Honey is composed of sugars like glucose and fructose and minerals like magnesium, potassium, calcium, sodium chlorine, sulphur, iron and phosphate.

It contains vitamins B1, B2, C, B6, B5 and B3 all of which change according to the qualities of the nectar and pollen. Besides the above, copper, iodine, and zinc exist in it in small quantities. Several kinds of hormones are also present in it. Approximately one half of the human diet is derived directly or indirectly from crops pollinated by bees. Today honeybees are an essential part of a healthy agriculture economy.

If you have allergies, honey can be beneficial. If you eat honey that is local to your area, it may help prevent your seasonal allergies. Bees use the pollen from local plants and eventually it ends up in your honey.

Honey may also be good for your skin. It has the ability to attract water. It is also safe for sensitive skin. You can use it as a moisturizing mask for your skin as well as your hair. To use it as a conditioner, mix the honey with olive oil. Be sure to wash your hair thoroughly before you go outside.

If you have a sore throat, take some honey.[ Honey has powerful antimicrobial properties, which can soothe your raw tissues. Pour a teaspoon of honey into a large serving spoon and then top off the spoon with lemon juice. Swallow the concoction (without water) every few hours until symptoms clear up. Some people add a pinch of black or red pepper to increase blood circulation to the throat.] Due to its natural anti-inflammatory effect, it will help to heal the wounds more quickly.It also has different phytochemicals--chemicals found in plants and different foods--that kill viruses, bacteria, and fungus making it a good substitute for wound dressings. The taste may also take your mind off the pain. There is evidence that honey diluted in water will help with your stomach aches and dehydration.

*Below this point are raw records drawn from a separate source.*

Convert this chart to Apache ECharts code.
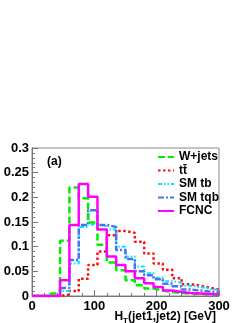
<!DOCTYPE html>
<html>
<head>
<meta charset="utf-8">
<script src="https://cdn.jsdelivr.net/npm/echarts@6/dist/echarts.min.js"></script>
<style>
html,body{margin:0;padding:0;background:#fff;}
#c{width:249px;height:323px;}
</style>
</head>
<body>
<div id="c"></div>
<script>
// Bin edges (GeV)
var binEdges = [0,15,30,45,60,75,90,105,120,135,150,165,180,195,210,225,240,255,270,285,300];
// Normalized histogram contents per bin
var wjets = [0,0,0.005,0.112,0.220,0.198,0.149,0.104,0.068,0.052,0.032,0.022,0.015,0.011,0.008,0.006,0.005,0.004,0.003,0.002];
var ttbar = [0,0,0,0.003,0.010,0.035,0.063,0.090,0.123,0.132,0.128,0.110,0.086,0.066,0.053,0.036,0.024,0.021,0.017,0.013];
var smtb  = [0,0,0,0.010,0.066,0.140,0.145,0.142,0.135,0.100,0.080,0.060,0.046,0.037,0.030,0.027,0.021,0.018,0.015,0.012];
var smtqb = [0,0,0,0.016,0.073,0.144,0.174,0.144,0.140,0.093,0.075,0.050,0.042,0.034,0.025,0.020,0.013,0.011,0.009,0.007];
var fcnc  = [0,0,0,0.032,0.144,0.227,0.201,0.135,0.080,0.063,0.050,0.036,0.026,0.018,0.011,0.008,0.006,0.005,0.004,0.003];
var names = ['W+jets','tt\u0304','SM tb','SM tqb','FCNC'];
var yTicks = [0,0.05,0.1,0.15,0.2,0.25,0.3];
var xTicks = [0,100,200,300];
var xTitle = '{b|H}{s|T}{b|(jet1,jet2) [GeV]}';

function hist(v){
  var d = [];
  for (var i=0;i<v.length;i++) d.push([binEdges[i], v[i]]);
  d.push([binEdges[binEdges.length-1], v[v.length-1]]);
  return d;
}
var font = '"Liberation Sans", Arial, sans-serif';
function mk(name, v, color, type, width, z){
  return {name:name, type:'line', step:'end', data:hist(v), symbol:'none',
    lineStyle:{color:color, type:type, width:width}, itemStyle:{color:color}, z:z, animation:false};
}
var chart = echarts.init(document.getElementById('c'), null, {renderer:'canvas'});
chart.setOption({
  backgroundColor:'#fff',
  animation:false,
  grid:{left:32, top:148, width:187, height:148, show:true, borderColor:'#888', borderWidth:1,
        backgroundColor:'transparent', containLabel:false, outerBoundsMode:'none'},
  xAxis:{type:'value', min:xTicks[0], max:xTicks[xTicks.length-1], interval:100,
    axisLine:{show:true, onZero:false, lineStyle:{color:'#777', width:1}},
    axisTick:{show:true, inside:true, length:6, lineStyle:{color:'#777'}},
    minorTick:{show:true, splitNumber:5, length:3, lineStyle:{color:'#777'}},
    splitLine:{show:false},
    axisLabel:{color:'#000', fontFamily:font, fontWeight:'bold', fontSize:13, margin:4, showMaxLabel:true, showMinLabel:true}
  },
  yAxis:{type:'value', min:yTicks[0], max:yTicks[yTicks.length-1], interval:0.05,
    axisLine:{show:true, lineStyle:{color:'#777', width:1}},
    axisTick:{show:true, inside:true, length:6, lineStyle:{color:'#777'}},
    minorTick:{show:true, splitNumber:5, length:3, lineStyle:{color:'#777'}},
    splitLine:{show:false},
    axisLabel:{color:'#000', fontFamily:font, fontWeight:'bold', fontSize:13, margin:3}
  },
  legend:{orient:'vertical', left:152, top:146, itemWidth:16, itemHeight:10, itemGap:1.5,
    itemStyle:{opacity:0},
    textStyle:{fontFamily:font, fontWeight:'bold', fontSize:12, color:'#000', lineHeight:12},
    data:names},
  graphic:[
    {type:'text', left:47, top:156, style:{text:'(a)', font:'bold 12px "Liberation Sans", Arial', fill:'#000'}},
    {type:'text', right:33, top:311, style:{text:xTitle, fill:'#000',
      rich:{b:{fontFamily:font, fontWeight:'bold', fontSize:12, fill:'#000', color:'#000'},
            s:{fontFamily:font, fontWeight:'bold', fontSize:8, fill:'#000', color:'#000', padding:[7,0,0,0]}}}}
  ],
  series:[
    mk(names[0], wjets, '#00ee00', [7,3], 2.5, 3),
    mk(names[1], ttbar, '#ff1010', [2.5,2.5], 2.5, 2),
    mk(names[2], smtb, '#00e8ff', [4,2,1.5,2,1.5,2], 2, 2),
    mk(names[3], smtqb, '#4a72f0', [6,2,2,2], 2.5, 2),
    mk(names[4], fcnc, '#ff00ff', 'solid', 2.5, 4)
  ]
});
</script>
</body>
</html>
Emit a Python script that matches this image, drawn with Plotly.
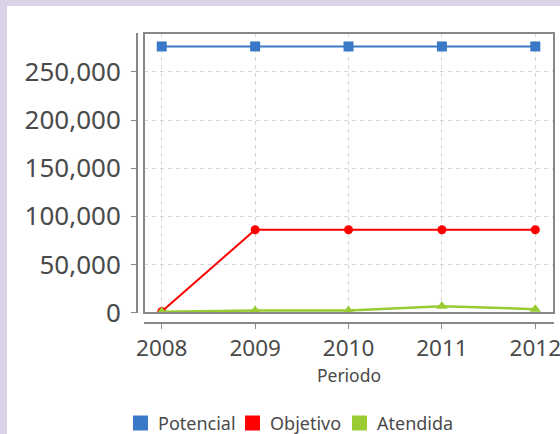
import plotly.graph_objects as go

years = [2008, 2009, 2010, 2011, 2012]
potencial = [276500, 276500, 276500, 276500, 276500]
objetivo = [1000, 86000, 86000, 86000, 86000]
atendida = [800, 2000, 2000, 6500, 3500]
y_ticks = [0, 50000, 100000, 150000, 200000, 250000]
y_tick_labels = ["0", "50,000", "100,000", "150,000", "200,000", "250,000"]
series_names = ["Potencial", "Objetivo", "Atendida"]

FONT = "Noto Sans, DejaVu Sans, sans-serif"
BLUE = "#3a78c8"
RED = "#ff0000"
GREEN = "#99cc33"
TXT = "#4a4a4a"
colors = [BLUE, RED, GREEN]

fig = go.Figure()
fig.add_trace(go.Scatter(x=years, y=potencial, mode="lines+markers", name=series_names[0],
                         line=dict(color=BLUE, width=2),
                         marker=dict(symbol="square", size=10, color=BLUE), showlegend=False))
fig.add_trace(go.Scatter(x=years, y=objetivo, mode="lines+markers", name=series_names[1],
                         line=dict(color=RED, width=2),
                         marker=dict(symbol="circle", size=9, color=RED), showlegend=False))
fig.add_trace(go.Scatter(x=years, y=atendida, mode="lines+markers", name=series_names[2],
                         line=dict(color=GREEN, width=2.5),
                         marker=dict(symbol="triangle-up", size=10, color=GREEN), showlegend=False))

# plot area: x 137..554, y 33..323
L, R, T, B = 137, 6, 33, 111
W, H = 560, 434
pw = W - L - R
ph = H - T - B


def px(x):
    return (x - L) / pw


def py(y):
    return (T + ph - y) / ph


shapes = [
    dict(type="rect", xref="paper", yref="paper",
         x0=px(7), x1=px(W + 5), y0=py(6), y1=py(H + 5),
         fillcolor="white", line=dict(width=0), layer="below"),
    dict(type="rect", xref="x domain", yref="y domain", x0=0, x1=1, y0=0, y1=1,
         line=dict(color="#888888", width=2), layer="above"),
]
annotations = []
leg_sq_x = [133, 245, 352]
leg_txt_x = [156, 268, 375]
leg_y = 423
for nm, c, sx, tx in zip(series_names, colors, leg_sq_x, leg_txt_x):
    shapes.append(dict(type="rect", xref="paper", yref="paper",
                       x0=px(sx), x1=px(sx + 15), y0=py(leg_y - 7.5), y1=py(leg_y + 7.5),
                       fillcolor=c, line=dict(width=0)))
    annotations.append(dict(text=nm, xref="paper", yref="paper", x=px(tx), y=py(leg_y),
                            xanchor="left", yanchor="middle", showarrow=False,
                            font=dict(size=18, color=TXT, family=FONT)))

fig.update_layout(
    width=W, height=H,
    margin=dict(l=L, r=R, t=T, b=B, pad=0, autoexpand=False),
    paper_bgcolor="#dad2e6",
    plot_bgcolor="rgba(0,0,0,0)",
    font=dict(family=FONT, color=TXT),
    showlegend=False,
    xaxis=dict(domain=[7 / pw, 1], range=[2007.81, 2012.2], anchor="free", position=0,
               tickvals=years, ticktext=[str(y) for y in years],
               tickfont=dict(size=22.5, color=TXT), automargin=False,
               ticklabeloverflow="allow",
               showline=True, linecolor="#888888", linewidth=2,
               ticks="outside", ticklen=5, tickcolor="#888888", tickwidth=1,
               showgrid=True, gridcolor="#d6d6d6", griddash="4px,4px", gridwidth=1,
               zeroline=False,
               title=dict(text="Periodo", font=dict(size=17.5, color=TXT), standoff=6)),
    yaxis=dict(domain=[10 / ph, 1], range=[-500, 290500], anchor="free", position=0,
               tickvals=y_ticks, ticktext=y_tick_labels,
               tickfont=dict(size=26, color=TXT), automargin=False,
               ticklabeloverflow="allow",
               showline=True, linecolor="#888888", linewidth=2,
               ticks="outside", ticklen=5, tickcolor="#888888", tickwidth=1,
               ticklabelstandoff=5,
               showgrid=True, gridcolor="#d6d6d6", griddash="4px,4px", gridwidth=1,
               zeroline=False),
    shapes=shapes,
    annotations=annotations,
)

fig.write_html("out.html", config={"displayModeBar": False},
               post_script="document.body.style.margin='0';document.body.style.padding='0';")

Do you have a cut? Honey is a natural antiseptic. Medical journals cite more than 600 cases in which honey was employed to treat wounds.By applying honey to your wounds, you prevent infections. Honey contains antimicrobial agents, which prevents infections by killing the bacteria in and around your wounds. When using honey it may help to heat it up before putting it on your wound (caution test the heat before you place it on the wound).Many types of bacteria can’t survive in honey, so wounds heal, swelling eases, and tissue can grow back.

Honey may also be effective in the treatment of your ulcers.In Europe, honey has been used internally to help cure ulcers, particularly stomach ulcers. Burns, too, heal better with honey, studies show. The advantage of honey is that it not only prevents infections from occurring, it actually accelerates skin healing.. Since the sugar in honey absorbs water it helps to trap some of the moisture so that the bacteria and other microbes can’t grow as easily as in other food.

I am walking out to the kitchen, plopping a tablespoon into the honey, adding some Sumatra Cinnamon and pigging out. Who's with me!!!!?


  1. Great post; good information. As a sufferer of seasonal allergies I have heard the argument for tolerance-building via honey (especially after a cross-country move last year).

    I'm also allergic to bee stings and on occasion, had small reactions to honey (hives/minor swelling) which always led me to ask - am I having a reaction because of the bees or the plants that were used to make the honey.

    However, honey is delicious and now that I have a beekeeper for a neighbor, I've been trying to slip some fresh honey into my diet.

  2. I completely agree and believe the theory, as it has yet to be dismissed. It simply makes sense. I think there is a dearth of information and science on this since it is not a government funded project. Maybe a university will do something on this and prove it out.

    Honey is good, local produce is fresher, eggs produced in a backyard are better nutritionally for you.